Bahkan, demi terus memupuk cita-citanya, Kartini berniat sekolah guru di negeri Belanda dengan maksud agar dirinya bisa menjadi seorang pendidik yang lebih baik. Beasiswa dari pemerintah Belanda pun telah berhasil diperolehnya, tetapi sayang, keinginan tersebut kembali tidak tercapai karena larangan orangtuanya. Guna mencegah kepergiannya tersebut, orangtuanya pun memaksanya menikah pada saat itu dengan Raden Adipati Joyodiningrat, bupati di Rembang.

Kawin paksa semacam itu sudah menjadi kebiasaan pada masa itu. Kartini harus rela dipoligami karena menjadi istri keempat Bupati Rembang yang sebelumnya sudah mempunyai tiga istri. Meski di Rembang Kartini diberi kesempatan mengembangkan pendidikan anak gadis, upaya itu tidak berlangsung lama. Kartini meninggal pada usia 24 tahun karena perdarahan (sepsis) pada waktu melahirkan anak pertamanya.

Yang membedakan Kartini dengan perempuan pada umumnya berbagai rintangan tidak menyurutkan semangatnya, bahkan pernikahan sekalipun. Kesukaannya menjalin persahabatan, terutama dengan perempuan-perempuan Eropa, telah membuka kesadaran pemikiran Kartini. Dia mempunyai banyak teman baik di dalam negeri maupun di Eropa khususnya dari negeri Belanda, bangsa yang sedang menjajah Indonesia saat itu.

Kepada para sahabatnya, dia sering mencurahkan isi hatinya tentang rasa rindunya memajukan wanita negerinya. Kepada teman-temannya yang orang Belanda dia menulis surat yang mengungkapkan cita-citanya tersebut, tentang adanya persamaan hak kaum wanita dan pria. Pengaruh apa yang sudah dilakukan RA Kartini sangatlah besar kepada kebangkitan perempuan pada masa itu. Jika Kartini lebih banyak berjuang melalui surat-surat yang ditulisnya, semata-mata melalui suratlah perjuangan dapat dilakukan.

Kartini sendiri ialah pahlawan yang mengambil tempat tersendiri di hati banyak perempuan Indonesia dengan segala cita-cita besarnya, tekad, dan perbuatannya. Inspirasi ketokohannya banyak dipakai sejumlah perempuan yang menggunakan nama Kartini. Ide-ide besarnya telah mampu menggerakkan dan mengilhami perjuangan kaumnya dari kebodohan yang tidak disadari pada masa lalu. Dengan keberanian dan pengorbanan yang tulus, dia mampu menggugah kaumnya dari belenggu diskriminasi. Kini perjuangan Kartini sudah dapat dirasakan dengan kesempatan yang luas bagi pendidikan kaum perempuan.

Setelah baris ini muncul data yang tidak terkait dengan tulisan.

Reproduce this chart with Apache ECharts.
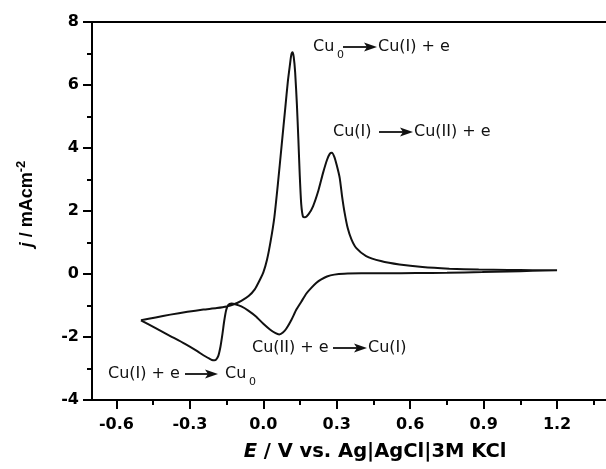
<!DOCTYPE html>
<html>
<head>
<meta charset="utf-8">
<script src="https://cdn.jsdelivr.net/npm/echarts@6/dist/echarts.min.js"></script>
<style>html,body{margin:0;padding:0;background:#fff}#c{width:606px;height:469px}</style>
</head>
<body>
<div id="c"></div>
<script>
// Anodic sweep (from negative vertex to +1.2 V)
const E_forward = [-0.50,-0.44,-0.38,-0.31,-0.245,-0.19,-0.15,-0.12,-0.09,-0.06,-0.035,-0.015,0.0,0.015,0.03,0.045,0.06,0.075,0.09,0.10,0.108,0.114,0.119,0.124,0.13,0.137,0.143,0.149,0.155,0.162,0.17,0.185,0.203,0.225,0.244,0.26,0.272,0.28,0.29,0.30,0.312,0.322,0.332,0.345,0.36,0.38,0.42,0.48,0.556,0.65,0.76,0.88,1.0,1.1,1.2];
const j_forward = [-1.47,-1.38,-1.29,-1.20,-1.13,-1.08,-1.03,-0.96,-0.85,-0.70,-0.49,-0.20,0.05,0.45,1.05,1.8,2.9,4.1,5.3,6.1,6.6,6.95,7.04,6.9,6.4,5.4,4.3,3.1,2.2,1.82,1.8,1.9,2.15,2.65,3.21,3.62,3.82,3.85,3.72,3.45,3.05,2.45,1.95,1.45,1.1,0.82,0.57,0.41,0.30,0.22,0.17,0.14,0.13,0.12,0.12];
// Cathodic sweep (from +1.2 V back to the negative vertex)
const E_reverse = [1.1,1.0,0.895,0.75,0.624,0.5,0.4,0.33,0.29,0.26,0.235,0.217,0.195,0.176,0.155,0.135,0.115,0.095,0.08,0.065,0.05,0.027,0.0,-0.03,-0.06,-0.09,-0.115,-0.13,-0.143,-0.152,-0.16,-0.167,-0.175,-0.184,-0.193,-0.2,-0.21,-0.22,-0.245,-0.27,-0.32,-0.38,-0.44,-0.50];
const j_reverse = [0.10,0.08,0.06,0.04,0.03,0.02,0.02,0.01,-0.02,-0.08,-0.18,-0.28,-0.45,-0.62,-0.88,-1.13,-1.45,-1.72,-1.86,-1.92,-1.88,-1.76,-1.58,-1.35,-1.17,-1.03,-0.96,-0.94,-0.98,-1.15,-1.5,-1.9,-2.3,-2.6,-2.72,-2.74,-2.73,-2.69,-2.58,-2.45,-2.22,-1.97,-1.72,-1.47];

const xMajorTicks = [-0.6,-0.3,0.0,0.3,0.6,0.9,1.2];
const xMinorTicks = [-0.45,-0.15,0.15,0.45,0.75,1.05,1.35];
const yTicks = [-4,-2,0,2,4,6,8];

const cvData = [];
E_forward.forEach((e,i)=>cvData.push([e, j_forward[i]]));
E_reverse.forEach((e,i)=>cvData.push([e, j_reverse[i]]));

const FONT = '"DejaVu Sans", "Liberation Sans", Arial, sans-serif';
const FONT_NARROW = '"Liberation Sans", Arial, sans-serif';
const annFont = '16px ' + FONT;
const subFont = '11px ' + FONT;

function txt(x, y, s, font) {
  return {type:'text', x:x, y:y, z:10, style:{text:s, font:font||annFont, fill:'#111', align:'left', verticalAlign:'middle'}};
}
function arrow(x1, x2, y) {
  return [
    {type:'line', z:10, shape:{x1:x1, y1:y, x2:x2-9, y2:y}, style:{stroke:'#111', lineWidth:1.8}},
    {type:'polygon', z:10, shape:{points:[[x2-13,y-4.5],[x2,y],[x2-13,y+4.5],[x2-10,y]]}, style:{fill:'#111'}}
  ];
}

const X_MIN = -0.7, X_MAX = 1.4;
const chart = echarts.init(document.getElementById('c'), null, {renderer:'canvas'});
chart.setOption({
  animation:false,
  backgroundColor:'#fff',
  grid:{left:92, top:22, right:0, height:378},
  xAxis:[{
    type:'value', min:X_MIN, max:X_MAX, position:'bottom',
    axisLine:{show:true, onZero:false, lineStyle:{color:'#000', width:2}},
    axisTick:{show:true, customValues:xMajorTicks, length:9, lineStyle:{color:'#000', width:2}},
    axisLabel:{customValues:xMajorTicks, formatter:v=>v.toFixed(1), color:'#000', fontFamily:FONT, fontWeight:'bold', fontSize:16, margin:17},
    splitLine:{show:false},
    name:'{i|E} / V vs. Ag|AgCl|3M KCl', nameLocation:'middle', nameGap:42,
    nameTextStyle:{color:'#000', fontFamily:FONT, fontWeight:'bold', fontSize:19.5, padding:[0,0,0,52],
      rich:{i:{fontStyle:'italic', fontWeight:'bold', fontFamily:FONT, fontSize:19.5, color:'#000'}}}
  },{
    type:'value', min:X_MIN, max:X_MAX, position:'bottom',
    axisLine:{show:false, onZero:false},
    axisTick:{show:true, customValues:xMinorTicks, length:5, lineStyle:{color:'#000', width:2}},
    axisLabel:{show:false}, splitLine:{show:false}
  },{
    type:'value', min:X_MIN, max:X_MAX, position:'top',
    axisLine:{show:true, onZero:false, lineStyle:{color:'#000', width:2}},
    axisTick:{show:false}, axisLabel:{show:false}, splitLine:{show:false}
  }],
  yAxis:{
    type:'value', min:-4, max:8, interval:2,
    axisLine:{show:true, onZero:false, lineStyle:{color:'#000', width:2}},
    axisTick:{show:true, length:9, lineStyle:{color:'#000', width:2}},
    minorTick:{show:true, splitNumber:2, length:5, lineStyle:{color:'#000', width:2}},
    axisLabel:{color:'#000', fontFamily:FONT, fontWeight:'bold', fontSize:16, margin:13},
    splitLine:{show:false},
    name:'{i|j} / mAcm{s|-2}', nameLocation:'middle', nameGap:52, nameRotate:90,
    nameTextStyle:{color:'#000', fontFamily:FONT_NARROW, fontWeight:'bold', fontSize:18, padding:[0,0,0,14],
      rich:{i:{fontStyle:'italic', fontWeight:'bold', fontFamily:FONT_NARROW, fontSize:18, color:'#000'},
            s:{fontWeight:'bold', fontFamily:FONT_NARROW, fontSize:13, color:'#000', verticalAlign:'top', padding:[0,0,12,0]}}}
  },
  series:[{
    type:'line', xAxisIndex:0, yAxisIndex:0, data:cvData, showSymbol:false, smooth:0.2,
    lineStyle:{color:'#111', width:2}, clip:true
  }],
  graphic:[].concat(
    [txt(313,47,'Cu'), txt(337,55,'0',subFont)], arrow(343,377,47), [txt(378,47,'Cu(I) + e')],
    [txt(333,132,'Cu(I)')], arrow(379,413,132), [txt(414,132,'Cu(II) + e')],
    [txt(252,348,'Cu(II) + e')], arrow(333,367,348), [txt(368,348,'Cu(I)')],
    [txt(108,374,'Cu(I) + e')], arrow(185,218,374), [txt(225,374,'Cu'), txt(249,382,'0',subFont)]
  )
});
</script>
</body>
</html>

Perempuan tidak hanya terbelenggu dalam urusan rumah tangga seperti dapur, kasur, dan melayani suami, tetapi perempuan memperoleh kesempatan pendidikan dan pekerjaan yang dilakukan kaum laki-laki. Perempuan juga diberi hak duduk sebagai anggota parlemen yang memperjuangkan kaum perempuan. Jika Kartini meninggal karena perdarahan pada usia muda, kini kemajuan teknologi kedokteran juga sudah menolong banyak perempuan.

Kartini telah menjadi pahlawan perempuan yang menginspirasi banyak orang, melalui upayanya yang sederhana, tetapi membuka pikiran dan hati banyak orang apa artinya sebuah perjuangan. Ketokohan dan keteladanannya dikenang banyak orang sepanjang masa. Bagi perempuan, citacita Kartini tentang persamaan hak sebagian sudah menjadi kenyataan. Perjuangan memang belum berakhir, di era sekarang ini masih banyak dirasakan penindasan dan perlakuan tidak adil bagi sebagian perempuan. Mengingat kembali jasa Kartini ialah bagian dari mengenang masa lalu dan menginpirasi masa depan.

Untuk mengenang jasa-jasa Kartini, perlu ada upaya meneruskan keteladanan Kartini, utamanya bagi kaum muda, melalui pendidikan yang kian memartabatkan perempuan. Hanya melalui pendidikanlah emansipasi yang dicita-citakan Kartini bakal terwujud. Berkorban bagi bangsa dan negara ialah kewajiban semua orang. Pendidikan bagi perempuan menjadi keharusan. Politik perempuan ialah politik keberpihakan kepada nasib dan masa depan perempuan.